Soulmates is a standalone, satirical mystery novel written by Jessica Grose. Through the use of satire, this story features elements of New Age spirituality, the yoga culture, meditation practices, and how a stereotypical cult may operate/manipulate. The whole subject felt like one big internal chuckle and eye roll while you listen to a brand new duped fanatic talk about their amazing life discovery...and that's exactly how this novel is supposed to feel. On a non-satirical note, I found a real life lesson in watching the disintegration of a marriage. It's easy to expect that all the work we put into a new relationship will carry us through the long-haul but that's so far from the truth. The seasoned relationship is the one that requires the most nurturing. Like a garden, you can never stop caring for it or it will not continue to grow.
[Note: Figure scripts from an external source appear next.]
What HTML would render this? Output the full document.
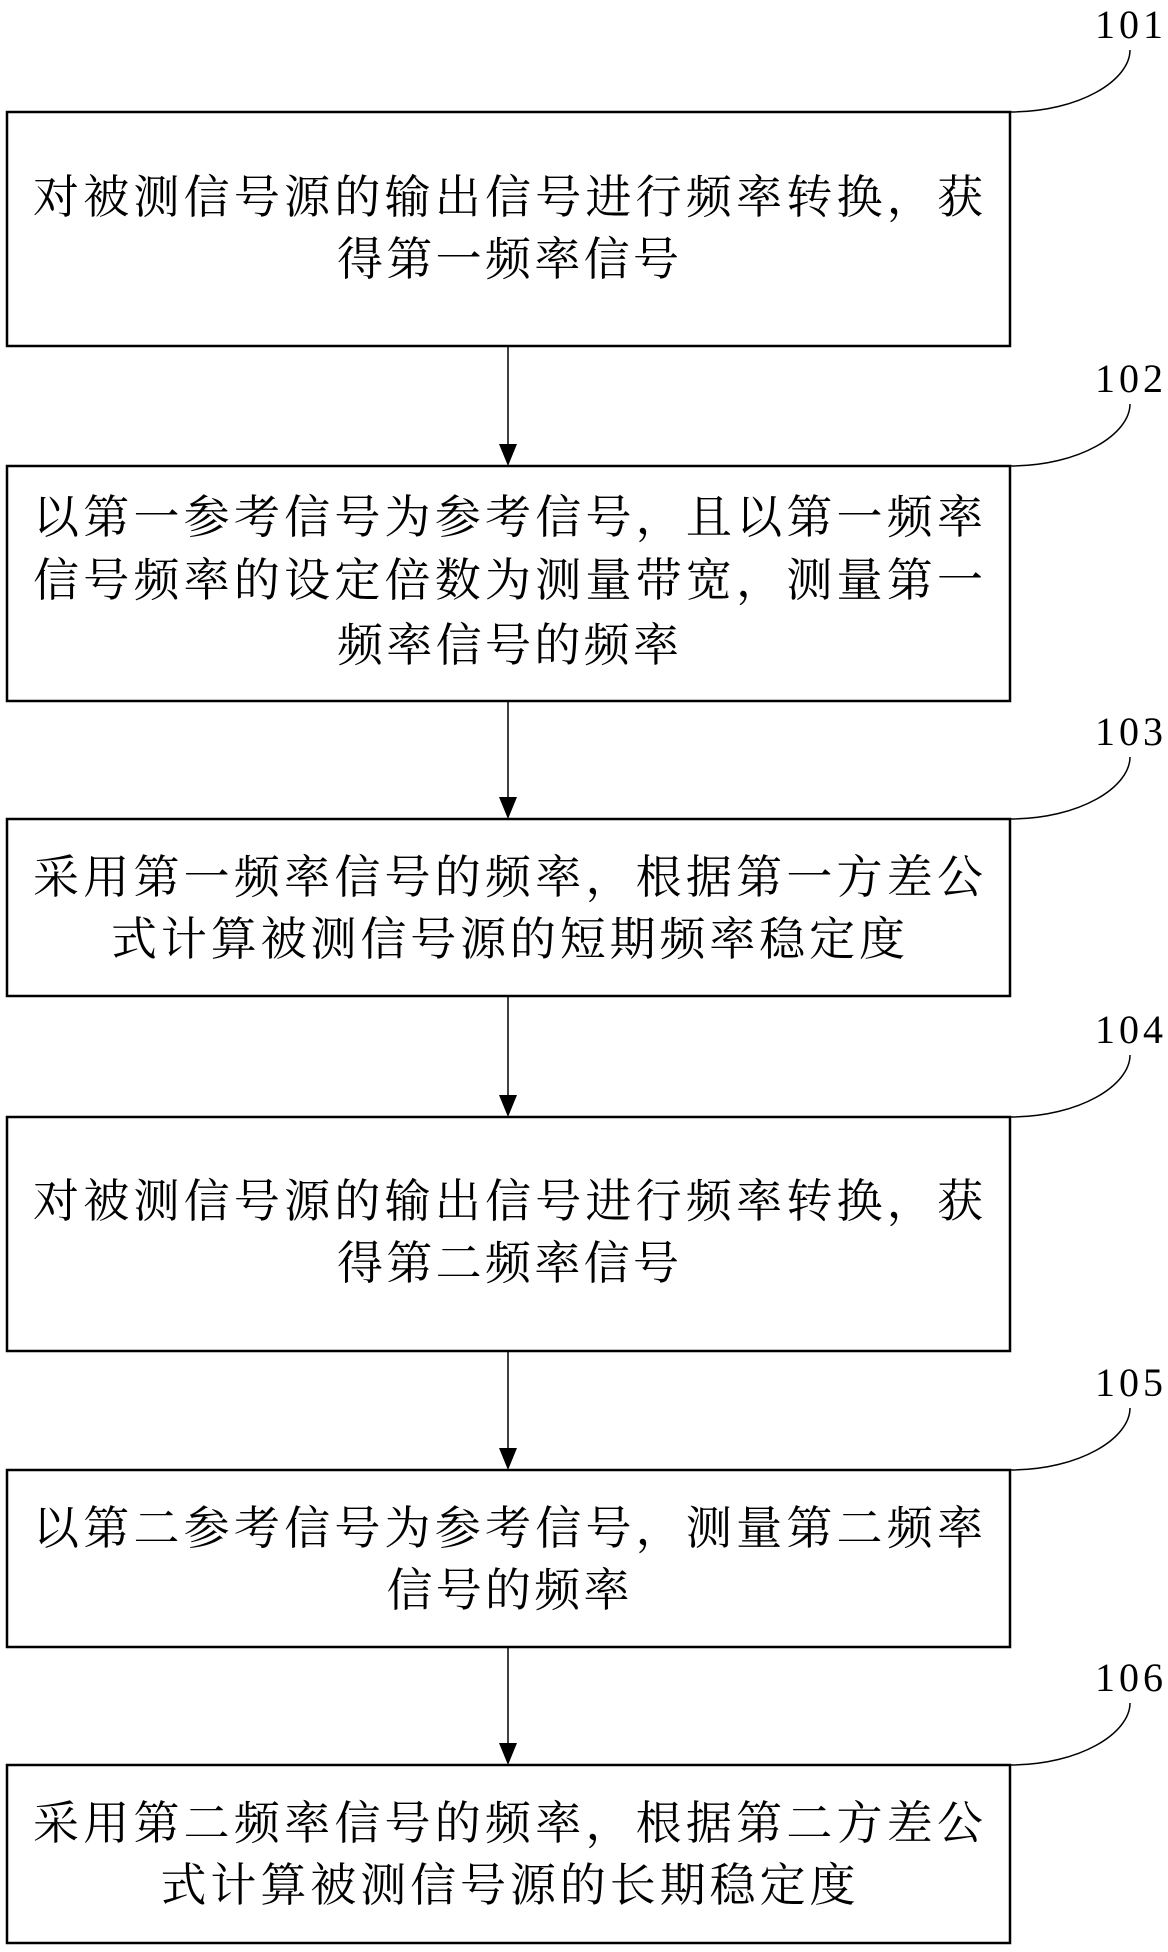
<!DOCTYPE html>
<html><head><meta charset="utf-8"><style>
html,body{margin:0;padding:0;background:#fff}
svg{display:block}
.t{font-family:"Liberation Serif","Noto Serif CJK SC",serif;font-size:46px;fill:#000;text-anchor:middle}
.n{font-family:"Liberation Serif",serif;font-size:40px;fill:#000}
</style></head><body>
<svg width="1168" height="1952" viewBox="0 0 1168 1952" xmlns="http://www.w3.org/2000/svg">
<g fill="none" stroke="#000">
<rect x="7" y="112" width="1003" height="234" stroke-width="2.5"/>
<rect x="7" y="466" width="1003" height="235" stroke-width="2.5"/>
<rect x="7" y="819" width="1003" height="177" stroke-width="2.5"/>
<rect x="7" y="1117" width="1003" height="234" stroke-width="2.5"/>
<rect x="7" y="1470" width="1003" height="177" stroke-width="2.5"/>
<rect x="7" y="1765" width="1003" height="178" stroke-width="2.5"/>
<path d="M508 346V444 M508 701V797 M508 996V1095 M508 1351V1448 M508 1647V1743" stroke-width="1.5"/>
<path d="M1010 112 C1080 112 1130 80 1130 50" stroke-width="1.5"/>
<path d="M1010 466 C1080 466 1130 434 1130 404" stroke-width="1.5"/>
<path d="M1010 819 C1080 819 1130 787 1130 757" stroke-width="1.5"/>
<path d="M1010 1117 C1080 1117 1130 1085 1130 1055" stroke-width="1.5"/>
<path d="M1010 1470 C1080 1470 1130 1438 1130 1408" stroke-width="1.5"/>
<path d="M1010 1765 C1080 1765 1130 1733 1130 1703" stroke-width="1.5"/>
</g>
<g fill="#000">
<path d="M499 444H517L508 466Z"/>
<path d="M499 797H517L508 819Z"/>
<path d="M499 1095H517L508 1117Z"/>
<path d="M499 1448H517L508 1470Z"/>
<path d="M499 1743H517L508 1765Z"/>
</g>
<g class="n">
<text x="1095" y="38" textLength="68">101</text>
<text x="1095" y="392" textLength="68">102</text>
<text x="1095" y="745" textLength="68">103</text>
<text x="1095" y="1043" textLength="68">104</text>
<text x="1095" y="1396" textLength="68">105</text>
<text x="1095" y="1691" textLength="68">106</text>
</g>
<g class="t">
<text x="508" y="213" textLength="950">对被测信号源的输出信号进行频率转换，获</text>
<text x="508" y="275" textLength="342">得第一频率信号</text>
<text x="508" y="533" textLength="950">以第一参考信号为参考信号，且以第一频率</text>
<text x="508" y="596" textLength="950">信号频率的设定倍数为测量带宽，测量第一</text>
<text x="508" y="661" textLength="342">频率信号的频率</text>
<text x="508" y="893" textLength="950">采用第一频率信号的频率，根据第一方差公</text>
<text x="508" y="955" textLength="794">式计算被测信号源的短期频率稳定度</text>
<text x="508" y="1217" textLength="950">对被测信号源的输出信号进行频率转换，获</text>
<text x="508" y="1279" textLength="342">得第二频率信号</text>
<text x="508" y="1544" textLength="950">以第二参考信号为参考信号，测量第二频率</text>
<text x="508" y="1606" textLength="243">信号的频率</text>
<text x="508" y="1839" textLength="950">采用第二频率信号的频率，根据第二方差公</text>
<text x="508" y="1901" textLength="695">式计算被测信号源的长期稳定度</text>
</g>
</svg>
</body></html>
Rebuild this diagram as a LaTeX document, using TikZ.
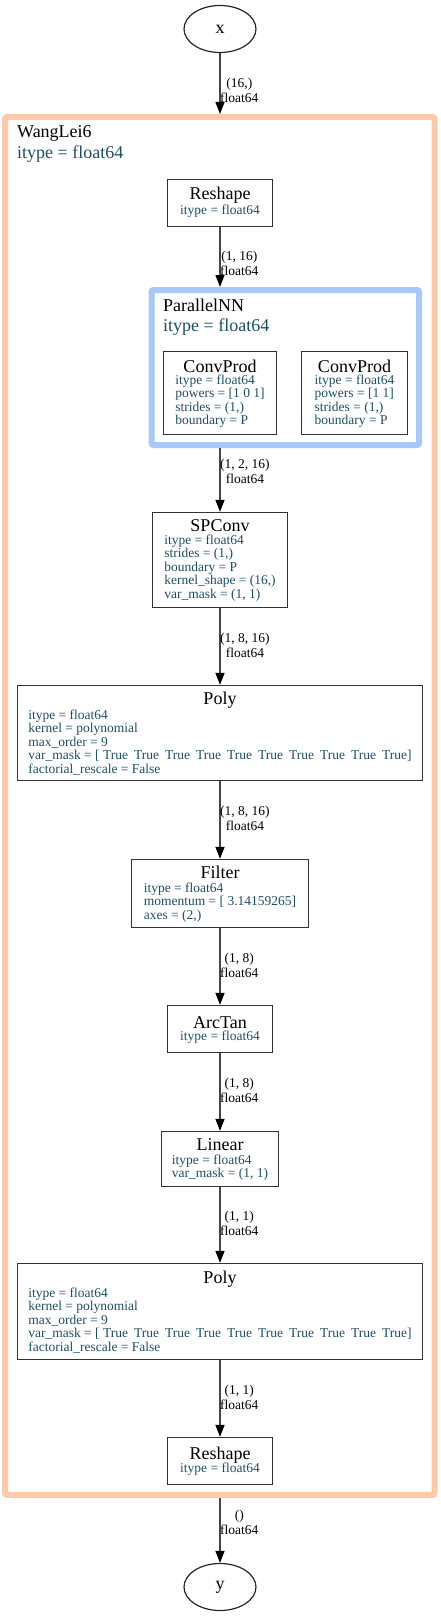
\documentclass[tikz,border=0pt]{standalone}
\usepackage{fontspec}
\setmainfont{Liberation Serif}
\usetikzlibrary{arrows.meta,shapes.geometric}
\definecolor{clusterorange}{RGB}{255,202,168}
\definecolor{clusterblue}{RGB}{168,200,250}
\definecolor{attrteal}{RGB}{30,78,96}
\definecolor{edgegray}{RGB}{70,70,70}

\begin{document}
\begin{tikzpicture}[x=1pt, y=-1pt,
    block/.style={draw=black!80, line width=1.3pt, inner sep=0pt},
    io/.style={ellipse, draw=black!85, line width=1.2pt, minimum width=72pt, minimum height=47pt, inner sep=0pt, font=\fontsize{18}{18}\selectfont},
    cluster/.style={line width=6pt, rounded corners=2pt, inner sep=0pt},
    heading/.style={anchor=base, inner sep=0pt, font=\fontsize{18}{18}\selectfont},
    attrs/.style={anchor=base, inner sep=0pt, text=attrteal, font=\fontsize{13.5}{13.5}\selectfont},
    elabel/.style={anchor=west, align=center, inner sep=0pt, font=\fontsize{13.5}{14.5}\selectfont},
    flow/.style={draw=edgegray, line width=1.4pt, -{Triangle[length=12pt, width=9pt, color=black]}}]
    \useasboundingbox (0,0) rectangle (440,1616);

    \node (wanglei) at (219.75,806) [cluster, draw=clusterorange, minimum width=429.5pt, minimum height=1378pt] {};
    \node (wangleiName) at (17,138) [heading, anchor=base west] {WangLei6};
    \node (wangleiType) at (17,159) [heading, anchor=base west, text=attrteal] {itype = float64};

    \node (parallel) at (285.25,367.5) [cluster, draw=clusterblue, minimum width=267.5pt, minimum height=155pt] {};
    \node (parallelName) at (163,311) [heading, anchor=base west] {ParallelNN};
    \node (parallelType) at (163,331) [heading, anchor=base west, text=attrteal] {itype = float64};

    \node (x) at (220,29) [io] {x};
    \node (y) at (220,1587) [io] {y};

    \node (reshapeIn) at (220,203) [block, minimum width=105pt, minimum height=47pt] {};
    \node (reshapeInName) at (220,200) [heading] {Reshape};
    \node (reshapeInAttr) at (220,214.5) [attrs] {itype = float64};

    \node (convA) at (220,393) [block, minimum width=113pt, minimum height=83pt] {};
    \node (convAName) at (220,372) [heading] {ConvProd};
    \node (convAAttr) at (220,384) [attrs] {\begin{tabular}[t]{@{}l@{}}itype = float64\\powers = [1 0 1]\\strides = (1,)\\boundary = P\end{tabular}};

    \node (convB) at (354.5,393) [block, minimum width=106pt, minimum height=83pt] {};
    \node (convBName) at (354.5,372) [heading] {ConvProd};
    \node (convBAttr) at (354.5,384) [attrs] {\begin{tabular}[t]{@{}l@{}}itype = float64\\powers = [1 1]\\strides = (1,)\\boundary = P\end{tabular}};

    \node (spconv) at (220,560) [block, minimum width=135pt, minimum height=95pt] {};
    \node (spconvName) at (220,531) [heading] {SPConv};
    \node (spconvAttr) at (220,544) [attrs] {\begin{tabular}[t]{@{}l@{}}itype = float64\\strides = (1,)\\boundary = P\\kernel\_shape = (16,)\\var\_mask = (1, 1)\end{tabular}};

    \node (polyA) at (220,733) [block, minimum width=405pt, minimum height=95pt] {};
    \node (polyAName) at (220,704) [heading] {Poly};
    \node (polyAAttr) at (220,719) [attrs] {\begin{tabular}[t]{@{}l@{}}itype = float64\\kernel = polynomial\\max\_order = 9\\var\_mask = [ True\hspace{6pt}True\hspace{6pt}True\hspace{6pt}True\hspace{6pt}True\hspace{6pt}True\hspace{6pt}True\hspace{6pt}True\hspace{6pt}True\hspace{6pt}True]\\factorial\_rescale = False\end{tabular}};

    \node (filter) at (220,893.5) [block, minimum width=177pt, minimum height=68pt] {};
    \node (filterName) at (220,878) [heading] {Filter};
    \node (filterAttr) at (220,892) [attrs] {\begin{tabular}[t]{@{}l@{}}itype = float64\\momentum = [ 3.14159265]\\axes = (2,)\end{tabular}};

    \node (arctan) at (220,1029) [block, minimum width=105pt, minimum height=47pt] {};
    \node (arctanName) at (220,1028) [heading] {ArcTan};
    \node (arctanAttr) at (220,1040.5) [attrs] {itype = float64};

    \node (linear) at (220,1159) [block, minimum width=117pt, minimum height=55pt] {};
    \node (linearName) at (220,1150) [heading] {Linear};
    \node (linearAttr) at (220,1164) [attrs] {\begin{tabular}[t]{@{}l@{}}itype = float64\\var\_mask = (1, 1)\end{tabular}};

    \node (polyB) at (220,1311.5) [block, minimum width=405pt, minimum height=96pt] {};
    \node (polyBName) at (220,1283) [heading] {Poly};
    \node (polyBAttr) at (220,1297) [attrs] {\begin{tabular}[t]{@{}l@{}}itype = float64\\kernel = polynomial\\max\_order = 9\\var\_mask = [ True\hspace{6pt}True\hspace{6pt}True\hspace{6pt}True\hspace{6pt}True\hspace{6pt}True\hspace{6pt}True\hspace{6pt}True\hspace{6pt}True\hspace{6pt}True]\\factorial\_rescale = False\end{tabular}};

    \node (reshapeOut) at (220,1461) [block, minimum width=105pt, minimum height=47pt] {};
    \node (reshapeOutName) at (220,1459) [heading] {Reshape};
    \node (reshapeOutAttr) at (220,1472.5) [attrs] {itype = float64};

    \draw[flow] (x) -- (x |- wanglei.north);
    \draw[flow] (reshapeIn) -- (reshapeIn |- parallel.north);
    \draw[flow] (reshapeIn |- parallel.south) -- (spconv);
    \draw[flow] (spconv) -- (polyA);
    \draw[flow] (polyA) -- (filter);
    \draw[flow] (filter) -- (arctan);
    \draw[flow] (arctan) -- (linear);
    \draw[flow] (linear) -- (polyB);
    \draw[flow] (polyB) -- (reshapeOut);
    \draw[flow] (reshapeOut |- wanglei.south) -- (y);

    \node (lblIn) at (220,90.5) [elabel] {(16,)\\float64};
    \node (lblReshape) at (220,263.5) [elabel] {(1, 16)\\float64};
    \node (lblParallel) at (220,471.5) [elabel] {(1, 2, 16)\\float64};
    \node (lblSPConv) at (220,645.5) [elabel] {(1, 8, 16)\\float64};
    \node (lblPolyA) at (220,818.5) [elabel] {(1, 8, 16)\\float64};
    \node (lblFilter) at (220,965.5) [elabel] {(1, 8)\\float64};
    \node (lblArcTan) at (220,1090.5) [elabel] {(1, 8)\\float64};
    \node (lblLinear) at (220,1223.5) [elabel] {(1, 1)\\float64};
    \node (lblPolyB) at (220,1397.5) [elabel] {(1, 1)\\float64};
    \node (lblOut) at (220,1522.5) [elabel] {()\\float64};
\end{tikzpicture}
\end{document}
Pay attention, show interest, be supportive, everyday remember why you chose that person, and grow your love ♥ My favorite quote: "When you have a partner that supports you fully, you can go places physically and metaphysically that you did not think were possible. You can walk right up to the edge of darkness, stare into the abyss and know someone is there to catch you if you fall."